**Task details**
Identify every line in the records below that contains the word "this", and copy each of those lines.

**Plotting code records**
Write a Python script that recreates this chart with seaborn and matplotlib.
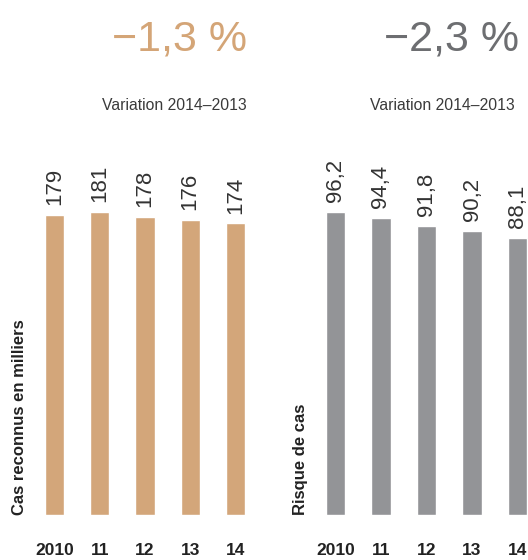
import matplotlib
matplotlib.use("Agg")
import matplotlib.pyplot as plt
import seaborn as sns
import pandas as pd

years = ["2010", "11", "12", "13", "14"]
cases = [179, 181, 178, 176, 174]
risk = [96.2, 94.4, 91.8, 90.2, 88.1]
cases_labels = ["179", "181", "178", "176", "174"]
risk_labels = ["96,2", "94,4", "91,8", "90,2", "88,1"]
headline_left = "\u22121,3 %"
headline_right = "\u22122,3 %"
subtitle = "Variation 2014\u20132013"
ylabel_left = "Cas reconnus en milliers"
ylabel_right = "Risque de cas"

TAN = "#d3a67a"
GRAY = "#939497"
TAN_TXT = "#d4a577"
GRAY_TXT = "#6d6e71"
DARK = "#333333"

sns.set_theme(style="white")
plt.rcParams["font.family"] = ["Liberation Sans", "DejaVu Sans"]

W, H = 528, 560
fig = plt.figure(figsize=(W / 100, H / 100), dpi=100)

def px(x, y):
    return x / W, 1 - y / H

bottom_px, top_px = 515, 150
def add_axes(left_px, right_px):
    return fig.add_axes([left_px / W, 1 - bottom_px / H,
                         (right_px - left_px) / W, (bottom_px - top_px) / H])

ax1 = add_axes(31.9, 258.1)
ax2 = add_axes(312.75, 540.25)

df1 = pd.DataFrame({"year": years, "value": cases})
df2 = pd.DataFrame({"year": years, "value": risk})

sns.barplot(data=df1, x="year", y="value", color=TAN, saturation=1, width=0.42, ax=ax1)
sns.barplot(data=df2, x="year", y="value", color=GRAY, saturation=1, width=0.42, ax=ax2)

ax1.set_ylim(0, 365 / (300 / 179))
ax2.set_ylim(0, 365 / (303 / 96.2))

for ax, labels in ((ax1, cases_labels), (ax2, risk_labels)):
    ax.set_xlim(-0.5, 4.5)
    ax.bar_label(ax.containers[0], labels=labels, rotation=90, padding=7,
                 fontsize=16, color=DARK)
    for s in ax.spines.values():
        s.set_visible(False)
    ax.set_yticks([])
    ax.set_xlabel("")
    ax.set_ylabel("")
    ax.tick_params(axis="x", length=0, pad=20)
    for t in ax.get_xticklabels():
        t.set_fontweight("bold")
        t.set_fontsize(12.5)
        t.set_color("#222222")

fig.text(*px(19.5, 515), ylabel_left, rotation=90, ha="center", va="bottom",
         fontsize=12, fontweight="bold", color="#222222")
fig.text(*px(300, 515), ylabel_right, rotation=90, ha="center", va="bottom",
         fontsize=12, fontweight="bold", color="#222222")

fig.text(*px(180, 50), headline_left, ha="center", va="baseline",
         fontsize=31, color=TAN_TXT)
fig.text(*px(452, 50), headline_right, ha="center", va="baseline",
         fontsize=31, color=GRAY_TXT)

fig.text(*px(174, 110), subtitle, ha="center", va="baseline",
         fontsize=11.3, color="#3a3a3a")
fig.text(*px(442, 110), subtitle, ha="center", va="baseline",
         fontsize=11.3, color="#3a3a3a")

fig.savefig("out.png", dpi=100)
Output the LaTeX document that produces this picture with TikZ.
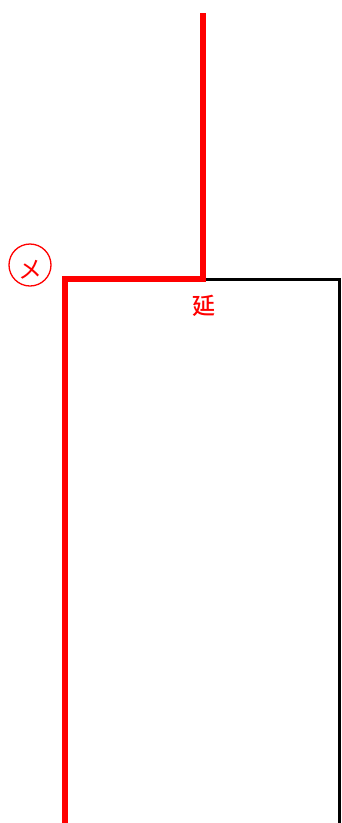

**Task answer**
Write a Python script that recreates this chart with seaborn and matplotlib.
Output the LaTeX document that produces this picture with TikZ.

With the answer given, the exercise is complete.